There has been an over-supply of post offices in urban areas with many operating on low margins, leading to under-investment, and incurring losses for the company. Post Office Limited is on course to close around 2,500 urban branches under its Urban Reinvention Programme. But there is some uncertainty as to whether the programme, for which the DTI has provided up to 210 million, will achieve its aim in the long term of producing a network that represents a viable business for individual sub-postmasters and Post Office Limited.

A significant number of rural post offices are not viable businesses and the rural network is heavily loss-making for Post Office Limited. The government is giving extra funding of up to 150 million a year, until 2007-08, to keep rural post offices open. The company has made slow progress in piloting alternative methods for providing post office services in rural areas; in 2003-04 only 777,000 was spent out of a potential budget of 5 million. If the Department is to have a sound assessment of the outcomes from the various pilot activities by the end of 2005, when it needs to start considering the future of the network beyond 2008, it needs to ensure that Post Office Limited adopts a more robust approach.

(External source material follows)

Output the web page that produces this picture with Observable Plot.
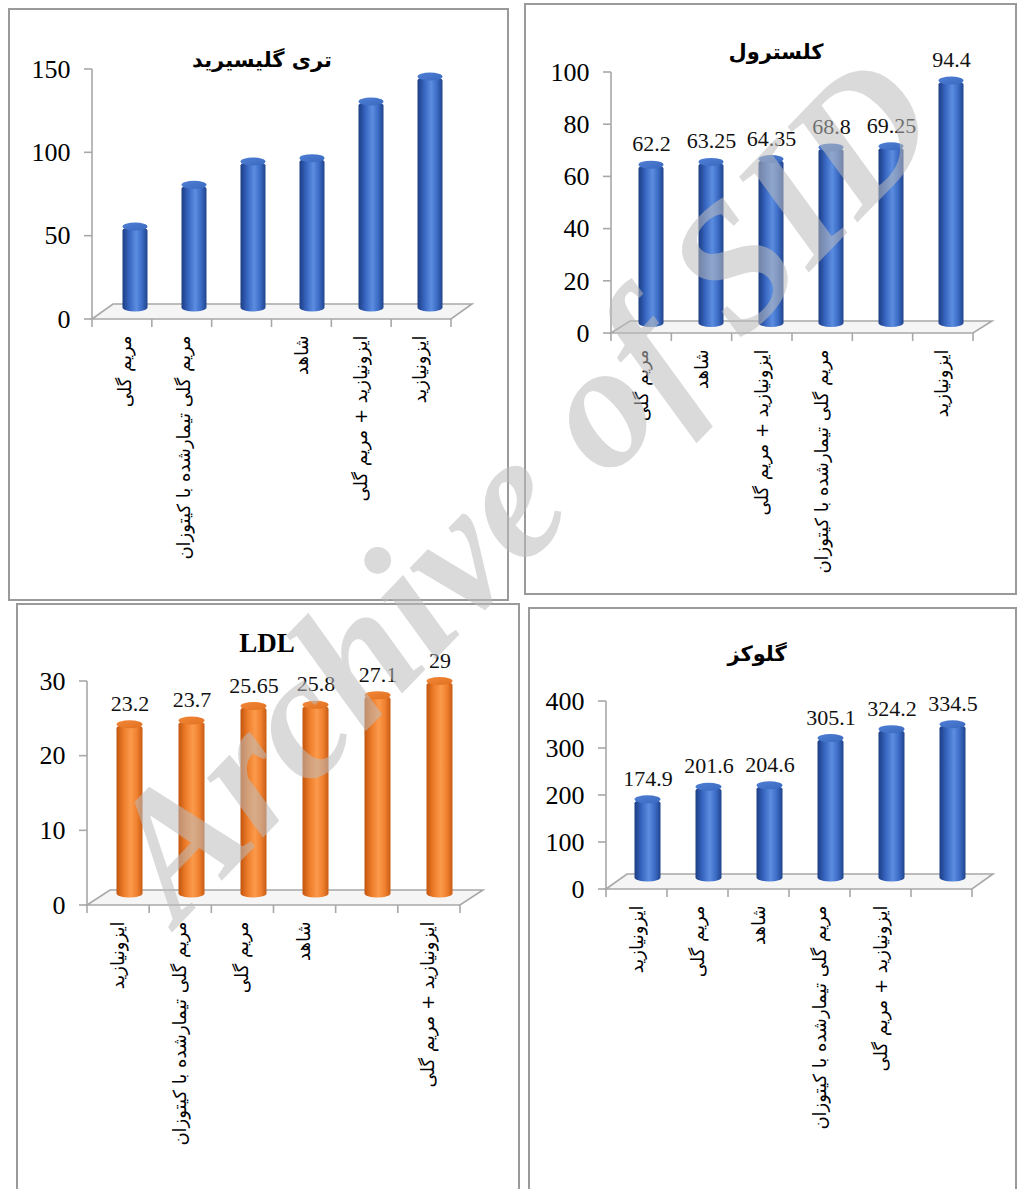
<!DOCTYPE html>
<html><head><meta charset="utf-8">
<script src="https://cdn.jsdelivr.net/npm/d3@7"></script>
<script src="https://cdn.jsdelivr.net/npm/@observablehq/plot@0.6"></script>
<style>
html,body{margin:0;padding:0;background:#fff;width:1018px;height:1189px;overflow:hidden;}
#root{position:relative;width:1018px;height:1189px;overflow:hidden;}
.panel{position:absolute;border:2px solid #9a9a9a;box-sizing:border-box;}
.title{position:absolute;transform:translate(-50%,-50%);white-space:nowrap;font-weight:bold;color:#000;line-height:1;}
.chart{position:absolute;}
.chart svg{overflow:visible;}
#wm{position:absolute;left:0;top:0;pointer-events:none;}
</style></head><body>
<svg width="0" height="0" style="position:absolute">
<defs>
<linearGradient id="blueBody" x1="0" x2="1" y1="0" y2="0">
 <stop offset="0" stop-color="#1c3d84"/>
 <stop offset="0.28" stop-color="#3867c2"/>
 <stop offset="0.55" stop-color="#5b8de0"/>
 <stop offset="0.78" stop-color="#3c6cc6"/>
 <stop offset="1" stop-color="#20448c"/>
</linearGradient>
<linearGradient id="blueTop" x1="0" x2="1" y1="0" y2="1">
 <stop offset="0" stop-color="#4f7fd4"/>
 <stop offset="1" stop-color="#3a69c0"/>
</linearGradient>
<linearGradient id="orangeBody" x1="0" x2="1" y1="0" y2="0">
 <stop offset="0" stop-color="#c2560f"/>
 <stop offset="0.28" stop-color="#ee7d2a"/>
 <stop offset="0.55" stop-color="#fb9a4c"/>
 <stop offset="0.78" stop-color="#f0812f"/>
 <stop offset="1" stop-color="#c85c14"/>
</linearGradient>
<linearGradient id="orangeTop" x1="0" x2="1" y1="0" y2="1">
 <stop offset="0" stop-color="#f3883a"/>
 <stop offset="1" stop-color="#e0701f"/>
</linearGradient>
</defs></svg>
<div id="root"></div>
<script>
// ---------- data ----------
const tgTitle = "تری گلیسیرید";
const tgLabels = ["مریم گلی", "مریم گلی تیمارشده با کیتوزان", "", "شاهد", "ایزونیازید + مریم گلی", "ایزونیازید"];
const tgValues = [51, 76, 90, 92, 126, 141];
const tgTicks = [0, 50, 100, 150];

const cholTitle = "کلسترول";
const cholLabels = ["مریم گلی", "شاهد", "ایزونیازید + مریم گلی", "مریم گلی تیمارشده با کیتوزان", "", "ایزونیازید"];
const cholValues = [62.2, 63.25, 64.35, 68.8, 69.25, 94.4];
const cholTicks = [0, 20, 40, 60, 80, 100];

const ldlTitle = "LDL";
const ldlLabels = ["ایزونیازید", "مریم گلی تیمارشده با کیتوزان", "مریم گلی", "شاهد", "", "ایزونیازید + مریم گلی"];
const ldlValues = [23.2, 23.7, 25.65, 25.8, 27.1, 29];
const ldlTicks = [0, 10, 20, 30];

const gluTitle = "گلوکز";
const gluLabels = ["ایزونیازید", "مریم گلی", "شاهد", "مریم گلی تیمارشده با کیتوزان", "ایزونیازید + مریم گلی", ""];
const gluValues = [174.9, 201.6, 204.6, 305.1, 324.2, 334.5];
const gluTicks = [0, 100, 200, 300, 400];

const watermarkText = "Archive of SID";

// ---------- drawing ----------
const root = document.getElementById("root");
const PERSIAN = "'DejaVu Sans', 'Noto Sans', sans-serif";
const SERIF = "'Liberation Serif', 'DejaVu Serif', serif";

function addPanel(box) {
  const d = document.createElement("div");
  d.className = "panel";
  Object.assign(d.style, {left: box[0] + "px", top: box[1] + "px", width: (box[2] - box[0]) + "px", height: (box[3] - box[1]) + "px"});
  root.appendChild(d);
}
function addTitle(text, cx, cy, font, size) {
  const d = document.createElement("div");
  d.className = "title";
  d.textContent = text;
  Object.assign(d.style, {left: cx + "px", top: cy + "px", fontFamily: font, fontSize: size + "px"});
  root.appendChild(d);
}

function makeChart(cfg) {
  const {labels, values, ticks, showValues, body, top, svgBox, axisX0, axisX1, yTopPx, yZeroPx, depth} = cfg;
  const [ddx, ddy] = depth;
  const yMax = ticks[ticks.length - 1];
  const data = labels.map((l, i) => ({key: i, label: l, value: values[i]}));
  const [sl, st, sw, sh] = svgBox;
  const marginLeft = axisX0 - sl;
  const marginRight = sl + sw - axisX1;
  const marginTop = yTopPx - st;
  const marginBottom = st + sh - yZeroPx;

  const frame3d = (index, scales, vals, dim) => {
    const g = d3.create("svg:g");
    const x0 = dim.marginLeft, x1 = dim.width - dim.marginRight;
    const yb = scales.y(0), yt = scales.y(yMax);
    g.append("path")
      .attr("d", `M${x0},${yb}L${x0 + ddx},${yb + ddy}L${x1 + ddx},${yb + ddy}L${x1},${yb}Z`)
      .attr("fill", "#f5f5f5").attr("stroke", "#a8a8a8").attr("stroke-width", 1.6);
    g.append("line").attr("x1", x0).attr("x2", x0).attr("y1", yt).attr("y2", yb)
      .attr("stroke", "#a8a8a8").attr("stroke-width", 1.6);
    for (const t of ticks) {
      g.append("line").attr("x1", x0 - 8).attr("x2", x0).attr("y1", scales.y(t)).attr("y2", scales.y(t))
        .attr("stroke", "#a8a8a8").attr("stroke-width", 1.6);
    }
    const n = labels.length, step = (x1 - x0) / n;
    for (let i = 0; i <= n; i++) {
      const x = x0 + i * step;
      g.append("line").attr("x1", x).attr("x2", x).attr("y1", yb).attr("y2", yb + 8)
        .attr("stroke", "#a8a8a8").attr("stroke-width", 1.6);
    }
    return g.node();
  };

  const marks = [
    frame3d,
    Plot.axisY({ticks, tickSize: 0, tickPadding: 22, fontSize: 26, fontFamily: SERIF, fill: "#000", label: null, tickFormat: d => String(d)}),
    Plot.axisX({tickSize: 0, tickPadding: 16, tickRotate: -90, fontSize: 18, fontFamily: PERSIAN, fill: "#000", label: null, tickFormat: k => labels[k]}),
    Plot.barY(data, {x: "key", y: "value", fill: `url(#${body})`, dx: ddx / 2, dy: ddy / 2, rx: 20, ry: 4}),
    Plot.barY(data, {x: "key", y1: "value", y2: "value", fill: `url(#${top})`, dx: ddx / 2, dy: ddy / 2, insetTop: -4, insetBottom: -4, rx: 20, ry: 4})
  ];
  if (showValues) {
    marks.push(Plot.text(data, {x: "key", y: "value", text: d => String(d.value), dx: ddx / 2, dy: ddy / 2 - 21,
      fontSize: 22, fontFamily: SERIF, fill: "#111"}));
  }
  const svg = Plot.plot({
    width: sw, height: sh, marginLeft, marginRight, marginTop, marginBottom,
    x: {type: "band", domain: data.map(d => d.key), paddingInner: 0.58, paddingOuter: 0.29, axis: null, label: null},
    y: {domain: [0, yMax], axis: null, label: null},
    style: {background: "transparent", overflow: "visible"},
    marks
  });
  const holder = document.createElement("div");
  holder.className = "chart";
  Object.assign(holder.style, {left: sl + "px", top: st + "px"});
  holder.appendChild(svg);
  root.appendChild(holder);
}

// panels
addPanel([8, 8, 509, 601]);
addPanel([524, 3, 1017, 595]);
addPanel([16, 603, 520, 1200]);
addPanel([528, 607, 1017, 1200]);

makeChart({labels: tgLabels, values: tgValues, ticks: tgTicks, showValues: false, body: "blueBody", top: "blueTop",
  svgBox: [8, 8, 500, 592], axisX0: 92, axisX1: 451, yTopPx: 69, yZeroPx: 319, depth: [21, -15]});
makeChart({labels: cholLabels, values: cholValues, ticks: cholTicks, showValues: true, body: "blueBody", top: "blueTop",
  svgBox: [524, 3, 492, 591], axisX0: 611, axisX1: 973, yTopPx: 72, yZeroPx: 333, depth: [19, -12]});
makeChart({labels: ldlLabels, values: ldlValues, ticks: ldlTicks, showValues: true, body: "orangeBody", top: "orangeTop",
  svgBox: [16, 603, 503, 592], axisX0: 87, axisX1: 460, yTopPx: 681, yZeroPx: 905, depth: [23, -15]});
makeChart({labels: gluLabels, values: gluValues, ticks: gluTicks, showValues: true, body: "blueBody", top: "blueTop",
  svgBox: [528, 607, 488, 588], axisX0: 606, axisX1: 972, yTopPx: 701, yZeroPx: 889, depth: [21, -15]});

addTitle(tgTitle, 262, 60, PERSIAN, 21);
addTitle(cholTitle, 776, 52, PERSIAN, 21);
addTitle(ldlTitle, 267, 643, SERIF, 27);
addTitle(gluTitle, 757, 654, PERSIAN, 21);

// watermark
const wm = d3.select(root).append("svg").attr("id", "wm").attr("width", 1018).attr("height", 1189);
wm.append("text").text(watermarkText)
  .attr("transform", "translate(518,484) rotate(-46)")
  .attr("text-anchor", "middle").attr("dy", "0.35em")
  .attr("font-family", SERIF).attr("font-weight", "bold").attr("font-style", "italic")
  .attr("font-size", 178).attr("fill", "#bcbcbc").attr("fill-opacity", 0.55);
</script>
</body></html>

"Since 1983 the number of post offices has dropped by 7,000 to around 15,000. The Government faces some difficult decisions if it is to maintain a viable network of post offices. Although the rationalisation programme has put the remaining urban post offices on a firmer footing, their future is not guaranteed and the DTI must stay alert to this. It must also co-ordinate Government policy decisions on the future of rural post offices based on a sound understanding and assessment of the options."